• [DO THIS]: Reproduce each line bearing the word "TypeScript".

======== SUPPLIED DATA

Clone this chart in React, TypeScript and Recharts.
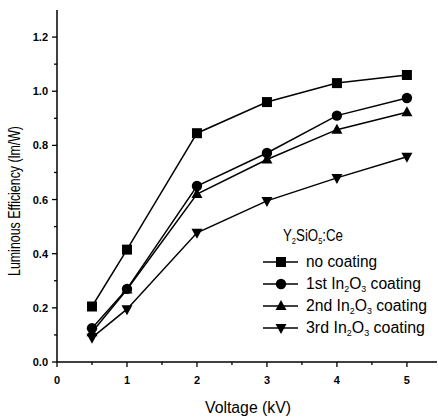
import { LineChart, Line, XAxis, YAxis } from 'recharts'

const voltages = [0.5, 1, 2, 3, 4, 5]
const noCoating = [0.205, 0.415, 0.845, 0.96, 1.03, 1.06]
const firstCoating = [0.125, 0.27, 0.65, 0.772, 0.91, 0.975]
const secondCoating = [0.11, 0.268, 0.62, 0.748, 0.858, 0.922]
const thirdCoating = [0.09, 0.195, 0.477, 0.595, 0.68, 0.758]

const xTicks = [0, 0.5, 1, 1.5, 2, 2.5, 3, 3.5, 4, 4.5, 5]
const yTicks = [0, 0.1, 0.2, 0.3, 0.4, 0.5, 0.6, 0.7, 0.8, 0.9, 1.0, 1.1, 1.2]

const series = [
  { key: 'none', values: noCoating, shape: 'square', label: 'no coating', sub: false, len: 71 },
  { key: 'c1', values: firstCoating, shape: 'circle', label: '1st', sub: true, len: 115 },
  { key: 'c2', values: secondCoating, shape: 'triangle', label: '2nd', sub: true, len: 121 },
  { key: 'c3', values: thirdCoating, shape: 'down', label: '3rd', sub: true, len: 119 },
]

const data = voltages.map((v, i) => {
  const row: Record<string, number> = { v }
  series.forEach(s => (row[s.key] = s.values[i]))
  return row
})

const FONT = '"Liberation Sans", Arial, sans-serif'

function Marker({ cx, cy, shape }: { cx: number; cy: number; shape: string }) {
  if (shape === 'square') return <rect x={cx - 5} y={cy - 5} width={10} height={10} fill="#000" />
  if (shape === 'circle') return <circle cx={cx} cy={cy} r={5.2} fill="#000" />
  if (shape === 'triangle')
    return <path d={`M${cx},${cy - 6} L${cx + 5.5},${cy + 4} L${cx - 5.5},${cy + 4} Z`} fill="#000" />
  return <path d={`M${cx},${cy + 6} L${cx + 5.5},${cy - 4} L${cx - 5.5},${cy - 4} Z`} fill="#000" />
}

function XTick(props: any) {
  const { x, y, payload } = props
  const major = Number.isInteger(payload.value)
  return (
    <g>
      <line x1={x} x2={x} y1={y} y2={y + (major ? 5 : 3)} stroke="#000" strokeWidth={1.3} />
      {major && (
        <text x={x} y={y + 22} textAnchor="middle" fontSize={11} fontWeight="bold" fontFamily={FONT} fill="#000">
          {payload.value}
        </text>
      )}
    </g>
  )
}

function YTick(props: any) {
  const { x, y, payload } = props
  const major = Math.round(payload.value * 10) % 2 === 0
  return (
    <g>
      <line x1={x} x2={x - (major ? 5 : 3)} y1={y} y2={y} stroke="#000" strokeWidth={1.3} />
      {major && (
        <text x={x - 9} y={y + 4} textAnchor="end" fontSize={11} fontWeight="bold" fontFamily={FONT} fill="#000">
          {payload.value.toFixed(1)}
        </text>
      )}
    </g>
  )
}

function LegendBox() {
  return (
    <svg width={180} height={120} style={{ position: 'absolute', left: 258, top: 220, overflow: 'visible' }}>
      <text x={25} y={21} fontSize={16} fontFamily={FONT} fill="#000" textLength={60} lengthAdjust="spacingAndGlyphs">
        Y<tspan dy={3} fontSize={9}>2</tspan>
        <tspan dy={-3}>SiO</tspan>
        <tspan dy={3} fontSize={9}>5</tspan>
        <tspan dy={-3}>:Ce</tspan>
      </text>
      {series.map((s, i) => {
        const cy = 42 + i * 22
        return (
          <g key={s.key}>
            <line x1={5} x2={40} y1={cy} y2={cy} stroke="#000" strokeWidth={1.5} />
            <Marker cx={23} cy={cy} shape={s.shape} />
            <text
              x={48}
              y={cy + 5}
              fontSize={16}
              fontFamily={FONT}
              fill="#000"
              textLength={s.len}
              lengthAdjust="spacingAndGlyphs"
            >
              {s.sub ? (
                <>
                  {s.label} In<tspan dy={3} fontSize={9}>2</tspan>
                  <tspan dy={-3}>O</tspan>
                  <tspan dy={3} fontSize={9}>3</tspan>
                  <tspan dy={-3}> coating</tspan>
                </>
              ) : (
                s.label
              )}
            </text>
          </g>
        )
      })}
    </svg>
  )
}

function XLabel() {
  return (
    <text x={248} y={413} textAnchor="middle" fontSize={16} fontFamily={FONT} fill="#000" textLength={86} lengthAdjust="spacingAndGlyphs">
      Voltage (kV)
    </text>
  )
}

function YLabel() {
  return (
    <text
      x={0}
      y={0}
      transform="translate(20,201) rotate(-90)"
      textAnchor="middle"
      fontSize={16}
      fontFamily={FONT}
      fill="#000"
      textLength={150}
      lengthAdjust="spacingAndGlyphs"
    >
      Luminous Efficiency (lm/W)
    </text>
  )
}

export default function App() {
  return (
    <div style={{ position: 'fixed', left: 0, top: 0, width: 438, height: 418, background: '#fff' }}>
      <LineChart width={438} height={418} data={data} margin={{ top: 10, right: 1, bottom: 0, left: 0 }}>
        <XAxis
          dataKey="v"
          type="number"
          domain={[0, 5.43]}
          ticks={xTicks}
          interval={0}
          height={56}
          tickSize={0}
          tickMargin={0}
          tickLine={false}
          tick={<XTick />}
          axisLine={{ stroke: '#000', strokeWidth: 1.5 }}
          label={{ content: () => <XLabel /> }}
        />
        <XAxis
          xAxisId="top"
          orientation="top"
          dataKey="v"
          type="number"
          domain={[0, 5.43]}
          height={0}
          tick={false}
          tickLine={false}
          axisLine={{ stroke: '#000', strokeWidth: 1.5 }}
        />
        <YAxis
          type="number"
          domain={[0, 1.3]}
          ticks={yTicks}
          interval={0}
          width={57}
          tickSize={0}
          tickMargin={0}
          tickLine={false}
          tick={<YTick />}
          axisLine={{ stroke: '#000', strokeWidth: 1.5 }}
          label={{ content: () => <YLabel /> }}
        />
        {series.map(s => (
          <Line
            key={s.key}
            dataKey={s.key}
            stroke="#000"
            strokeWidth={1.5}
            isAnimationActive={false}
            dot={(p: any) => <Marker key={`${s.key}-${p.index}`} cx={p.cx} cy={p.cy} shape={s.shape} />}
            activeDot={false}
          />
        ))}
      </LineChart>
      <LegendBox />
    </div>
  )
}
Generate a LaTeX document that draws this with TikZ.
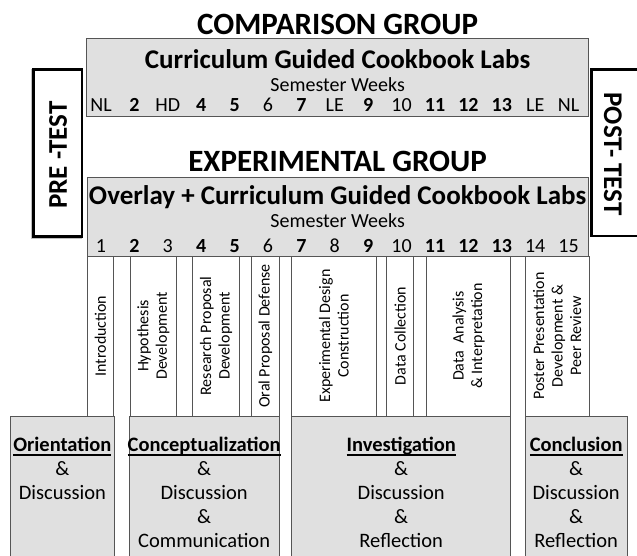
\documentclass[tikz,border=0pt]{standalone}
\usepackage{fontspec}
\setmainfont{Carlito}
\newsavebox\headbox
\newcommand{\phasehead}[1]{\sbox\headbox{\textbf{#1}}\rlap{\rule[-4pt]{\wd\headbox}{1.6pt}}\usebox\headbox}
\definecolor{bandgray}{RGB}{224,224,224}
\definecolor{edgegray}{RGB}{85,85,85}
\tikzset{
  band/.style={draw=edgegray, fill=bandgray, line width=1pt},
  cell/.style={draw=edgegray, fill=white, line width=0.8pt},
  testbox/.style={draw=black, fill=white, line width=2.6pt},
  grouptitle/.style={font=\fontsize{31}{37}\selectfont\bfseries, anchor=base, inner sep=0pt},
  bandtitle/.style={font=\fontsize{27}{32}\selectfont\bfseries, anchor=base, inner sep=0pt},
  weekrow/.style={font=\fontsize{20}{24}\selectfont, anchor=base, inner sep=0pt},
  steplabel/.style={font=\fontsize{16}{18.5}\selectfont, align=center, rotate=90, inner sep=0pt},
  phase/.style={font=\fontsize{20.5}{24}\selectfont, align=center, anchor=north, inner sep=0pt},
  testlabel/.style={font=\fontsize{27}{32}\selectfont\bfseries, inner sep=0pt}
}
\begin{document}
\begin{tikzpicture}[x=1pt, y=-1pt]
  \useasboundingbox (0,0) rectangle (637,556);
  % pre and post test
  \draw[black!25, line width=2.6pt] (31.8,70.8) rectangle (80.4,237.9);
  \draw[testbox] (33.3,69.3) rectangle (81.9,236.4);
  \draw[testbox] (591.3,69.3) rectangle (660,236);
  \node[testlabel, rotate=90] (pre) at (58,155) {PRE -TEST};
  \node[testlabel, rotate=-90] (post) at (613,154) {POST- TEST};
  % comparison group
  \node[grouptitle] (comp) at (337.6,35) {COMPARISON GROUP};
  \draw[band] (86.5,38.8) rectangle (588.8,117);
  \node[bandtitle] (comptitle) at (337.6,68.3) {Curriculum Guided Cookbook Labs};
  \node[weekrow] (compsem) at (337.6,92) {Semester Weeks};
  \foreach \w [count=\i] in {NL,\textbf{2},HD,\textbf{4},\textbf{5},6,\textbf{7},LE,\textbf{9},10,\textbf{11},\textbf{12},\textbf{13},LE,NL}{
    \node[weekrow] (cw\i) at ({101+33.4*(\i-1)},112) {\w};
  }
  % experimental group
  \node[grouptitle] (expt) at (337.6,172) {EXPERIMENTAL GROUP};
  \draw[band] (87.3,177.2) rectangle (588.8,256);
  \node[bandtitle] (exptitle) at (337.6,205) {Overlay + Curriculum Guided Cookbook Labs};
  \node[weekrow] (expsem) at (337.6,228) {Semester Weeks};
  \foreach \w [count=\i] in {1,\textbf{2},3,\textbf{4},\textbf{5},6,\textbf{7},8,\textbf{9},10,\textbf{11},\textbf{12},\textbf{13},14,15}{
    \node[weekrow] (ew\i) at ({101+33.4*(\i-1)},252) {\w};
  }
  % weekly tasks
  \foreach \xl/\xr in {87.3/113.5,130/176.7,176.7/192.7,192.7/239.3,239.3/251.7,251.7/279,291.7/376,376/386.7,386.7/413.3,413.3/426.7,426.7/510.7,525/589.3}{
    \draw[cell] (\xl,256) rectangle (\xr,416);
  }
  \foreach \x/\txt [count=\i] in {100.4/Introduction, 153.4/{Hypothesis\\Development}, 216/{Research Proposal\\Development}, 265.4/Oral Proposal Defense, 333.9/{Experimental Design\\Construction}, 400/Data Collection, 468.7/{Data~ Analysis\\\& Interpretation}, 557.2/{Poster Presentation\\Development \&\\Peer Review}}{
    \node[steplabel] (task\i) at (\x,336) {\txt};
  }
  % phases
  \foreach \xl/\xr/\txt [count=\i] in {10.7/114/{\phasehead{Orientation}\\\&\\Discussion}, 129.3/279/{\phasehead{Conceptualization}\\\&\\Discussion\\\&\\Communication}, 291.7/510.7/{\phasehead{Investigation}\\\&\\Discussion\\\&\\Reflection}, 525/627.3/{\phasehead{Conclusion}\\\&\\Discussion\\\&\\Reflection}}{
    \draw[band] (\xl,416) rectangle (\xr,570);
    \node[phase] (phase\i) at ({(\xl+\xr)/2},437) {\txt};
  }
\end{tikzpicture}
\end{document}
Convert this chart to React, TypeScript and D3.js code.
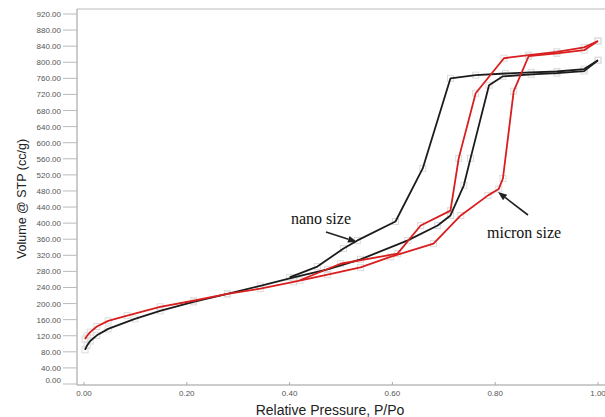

================

• [EXERCISE RESULT]:
Clone this chart in React, TypeScript and Recharts.
Convert this chart to React, TypeScript and D3.js code.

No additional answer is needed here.